Because the user controls their own machine, so they can open a hex editor and turn your option off.
Indeed. Anti-cheat is interesting, because it's a case where you "want" to be able to "prove" that you don't have control over your own machine. Or rather other players want a sufficient level of assurance that you're not running certain kinds of software.
Well I assume there are ways to prevent that (or make it extremely difficult at least)? E.g. look at denuvo, nobody has been able to "open a hex editor" and disable denuvo.
> nobody has been able to "open a hex editor" and disable denuvo.

In fact, three people have been able to do so, that's why denuvo games do get cracked.

Not the recent denuvo versions, and not in the past ~1 year.

That's not even the point though, I am not saying it is literally impossible to circumvent this, but as long as it is hard enough that it is not financially reasonable for the cheat makers, that's good enough.
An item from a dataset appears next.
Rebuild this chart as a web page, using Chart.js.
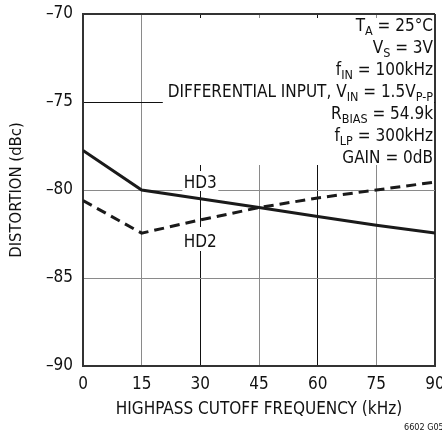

But now we've gone from "why do we need anti-cheat programs at all?" to "why do we need anti-cheat programs? Just make anti-cheat programs".
Denuvo has been disabled many times; however, the amount of work required to modify all the generated injection points is tedious—it's a LOT of work. It seems that fewer and fewer people are willing to spend weeks or months of their lives cracking a single game.

Anti-cheat systems, on the other hand, are entirely different. If you only need to modify one variable in the game, it's much easier because, in most cases, that variable is frequently used. This means you can't add too much overhead to its use, and after all, it's just one variable.

Denuvo isn't just a flag on a process. It's no more relevant to your suggestion than encryption would be to a suggestion that audio files have an option to prevent them being copied.
Picking an analogy that is actually how DRM worked is fitting.

>Denuvo isn't just a flag on a process

Nor would be PC's solution. That's why they added it, making it relevant.